Anyway, what does it mean to have intelligence above ours, and why would it be harder to steer? And seeing as you define intelligence as optimization, in what sense is even middling intelligence steerable? Because we optimize it away from its own trajectory, or something? Because we're "stronger"? Underneath all this "stupidly obvious" verbiage is a screaming void of vague emotion-driven assumption.
But what drives me nuts is the extreme smug confidence of this movement, really captured in your posts. It's basically a bunch of vaguely smart and not very knowledgeable people who became addicted to the idea that they know Secrets Of Thinking Correctly. And now they think the world of their epiphanies.
> "Fundamentals of ML" were known by these people. They also don't apply to this topic in any useful fashion.
Yes, I know they believe that (both that they're knowledgeable and that this knowledge is irrelevant in light of the Big Picture). But is any of that correct? For example, Yud knows a bit about evolution, and constantly applies the analogy of evolution to SGD, to bolster his case for AI risk (humans are not aligned with the objective of inclusive genetic fitness => drastic misalignment in ML is probable). This is done by all MIRI people, by all Twitter AI doom folks, the whole cult, it's presented as an important and informative intuition pump. But as far as I can tell, it's essentially ignorant both of evolution and of machine learning; either that, or just knowingly dishonest.[3] And there are many such moments. Mesa-optimization, the overconfident drivel about optimization in general, Lovecraftian references and assumptions of randomness…
At some point one has to realise that, without all those gimmicks, there's no there there – the case for AI risk turns out to be not very strong. The AI Doom cult has exceptionally poor epistemic hygiene. Okay by the standards of a fan club, but utterly unacceptable for a serious research program.
My focus wasn't on the fact that it was making paper clips, my focus was on the optimizer part.
Exponential growth of that form that is totally unchecked simply does not exist.
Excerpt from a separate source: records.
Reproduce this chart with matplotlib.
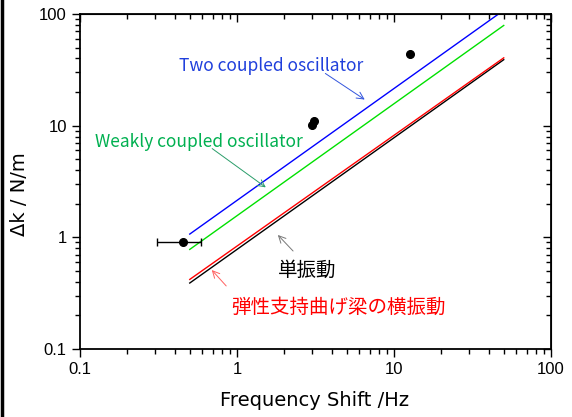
import matplotlib
matplotlib.use('Agg')
import matplotlib.pyplot as plt
from matplotlib.lines import Line2D
from matplotlib.ticker import LogLocator, NullFormatter

plt.rcParams['font.family'] = ['Liberation Sans', 'DejaVu Sans']
JP = ['Noto Sans CJK JP', 'DejaVu Sans']

# measured points
meas_f = [0.45, 2.99, 3.11, 12.6]
meas_k = [0.90, 10.1, 11.1, 43.6]
meas_ferr_lo = [0.14, 0, 0, 0]
meas_ferr_hi = [0.14, 0, 0, 0]

# model lines (Δk proportional to frequency shift)
line_f = [0.5, 50]
two_coupled = [1.07, 108]
weak_coupled = [0.78, 79]
beam_lateral = [0.42, 40.5]
simple_osc = [0.39, 39]

# annotation text / arrow positions (data coords)
ann_labels = ['Two coupled oscillator', 'Weakly coupled oscillator', '単振動', '弾性支持曲げ梁の横振動']
ann_text_xy = [(1.65, 34.2), (0.573, 7.14), (2.81, 0.51), (4.40, 0.238)]
ann_tail_xy = [(3.53, 30.3), (0.672, 6.45), (2.34, 0.724), (0.877, 0.352)]
ann_head_xy = [(6.73, 16.6), (1.576, 2.71), (1.77, 1.095), (0.672, 0.532)]
ann_text_col = ['#1f3fdc', '#00b050', 'black', '#ff0000']
ann_arrow_col = ['#3355dd', '#2a9d6a', '#777777', '#ff6060']
ann_size = [12.5, 12.5, 14, 14]

fig = plt.figure(figsize=(5.72, 4.17), dpi=100)
ax = fig.add_axes([0.1399, 0.163, 0.8234, 0.8034])

ax.plot(line_f, simple_osc, color='black', lw=1.0)
ax.plot(line_f, beam_lateral, color='#ff0000', lw=1.0)
ax.plot(line_f, weak_coupled, color='#00e000', lw=1.0)
ax.plot(line_f, two_coupled, color='#0000ff', lw=1.0)

ax.errorbar(meas_f, meas_k, xerr=[meas_ferr_lo, meas_ferr_hi], fmt='o', color='black',
            ms=5.5, elinewidth=1.0, capsize=3, capthick=1.0)

for lab, txy, tail, head, tc, acol, fs in zip(ann_labels, ann_text_xy, ann_tail_xy, ann_head_xy,
                                               ann_text_col, ann_arrow_col, ann_size):
    ax.text(txy[0], txy[1], lab, color=tc, fontsize=fs, family=JP, ha='center', va='center')
    ax.annotate('', xy=head, xytext=tail,
                arrowprops=dict(arrowstyle='->,head_length=0.5,head_width=0.25', color=acol, lw=0.7))

ax.set_xscale('log')
ax.set_yscale('log')
ax.set_xlim(0.1, 100)
ax.set_ylim(0.1, 100)
ax.set_xticks([0.1, 1, 10, 100])
ax.set_xticklabels(['0.1', '1', '10', '100'])
ax.set_yticks([0.1, 1, 10, 100])
ax.set_yticklabels(['0.1', '1', '10', '100'])
ax.xaxis.set_minor_locator(LogLocator(base=10, subs=range(2, 10)))
ax.yaxis.set_minor_locator(LogLocator(base=10, subs=range(2, 10)))
ax.xaxis.set_minor_formatter(NullFormatter())
ax.yaxis.set_minor_formatter(NullFormatter())

for s in ax.spines.values():
    s.set_linewidth(1.3)
ax.tick_params(which='both', labelsize=12, width=1.0)
ax.tick_params(which='major', length=6)
ax.tick_params(which='minor', length=3.5)
ax.tick_params(which='both', axis='both', direction='out', top=False, right=False)

# mirrored ticks pointing inward on top and right
ax2x = ax.secondary_xaxis('top')
ax2x.tick_params(which='both', direction='in', labeltop=False, width=1.0)
ax2x.tick_params(which='major', length=6)
ax2x.tick_params(which='minor', length=3.5)
ax2x.xaxis.set_minor_locator(LogLocator(base=10, subs=range(2, 10)))
ax2x.xaxis.set_minor_formatter(NullFormatter())
ax2x.set_xticks([0.1, 1, 10, 100])
ax2x.set_xticklabels([])
ax2y = ax.secondary_yaxis('right')
ax2y.tick_params(which='both', direction='in', labelright=False, width=1.0)
ax2y.tick_params(which='major', length=6)
ax2y.tick_params(which='minor', length=3.5)
ax2y.yaxis.set_minor_locator(LogLocator(base=10, subs=range(2, 10)))
ax2y.yaxis.set_minor_formatter(NullFormatter())
ax2y.set_yticks([0.1, 1, 10, 100])
ax2y.set_yticklabels([])

ax.set_xlabel('Frequency Shift /Hz', fontsize=14, family='DejaVu Sans')
ax.set_ylabel('Δk / N/m', fontsize=14, family='DejaVu Sans')
ax.xaxis.set_label_coords(0.499, -0.125)
ax.yaxis.set_label_coords(-0.108, 0.463)

fig.add_artist(Line2D([0.003, 0.003], [0, 1], color='black', lw=2.5, transform=fig.transFigure))

fig.savefig('out.png', dpi=100)
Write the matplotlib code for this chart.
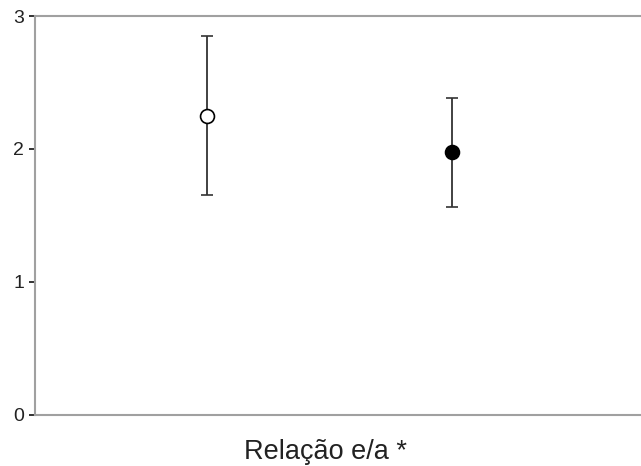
import matplotlib
matplotlib.use("Agg")
import matplotlib.pyplot as plt

plt.rcParams['font.family'] = ['Liberation Sans', 'DejaVu Sans']

groups = [1, 2]
means = [2.25, 1.98]
upper = [2.85, 2.38]
lower = [1.65, 1.56]
face_colors = ['white', 'black']
yticks = [0, 1, 2, 3]
xlabel = 'Relação e/a *'

fig = plt.figure(figsize=(6.41, 4.66), dpi=100)
ax = fig.add_axes([35/641, 1-414.7/466, 606/641, (414.7-16)/466])

for g, m, u, l, fc in zip(groups, means, upper, lower, face_colors):
    ax.errorbar([g], [m], yerr=[[m - l], [u - m]], fmt='o', color='#333333',
                ecolor='#333333', elinewidth=1.3, capsize=4.3, capthick=1.3,
                markersize=10, markerfacecolor=fc, markeredgecolor='black',
                markeredgewidth=1.2, zorder=3)

ax.set_xlim(0.297, 2.772)
ax.set_ylim(0, 3)
ax.set_yticks(yticks)
ax.set_xticks([])
fig.text(326/641, 7/466, xlabel, fontsize=19.5, ha='center', va='baseline',
         color='#222222')
for s in ['top', 'left', 'bottom']:
    ax.spines[s].set_color('#a0a0a0')
    ax.spines[s].set_linewidth(1.5)
ax.spines['right'].set_visible(False)
ax.tick_params(axis='y', length=4.3, width=1.3, color='#222222', labelsize=14,
               labelcolor='#222222', pad=3.5)

fig.savefig('out.png', dpi=100)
All things have limits that check their growth, and the assumption a computer will grow like mad is exactly that - an assumption - one formed from extreme ignorance of what general AI will look like.
As a counterpoint, there seems to be some major assumptions on what evolving systems cannot do on your part.
In Earths history we've had any number of these "uh oh" events. The Great Oxygenation Event being one of the longest and largest. Little tiny oxygen producing bacteria would quickly grow, and the check that stopped their growth was a massive set of free radical death that killed nearly every living cell in the ocean at the time. And then the system would build back and do it again and again.
Ignoring black swan events, especially of your own making, is not a great way to continue existing. If there is even a low chance of something causing an an extinction level event, ensuring that you do not trigger it is paramount. Humans are already failing this test with CO2 going "Oh, its just measured in parts per million", not realizing that it doesn't take much to affect the biosphere in unfriendly ways for continued human existence.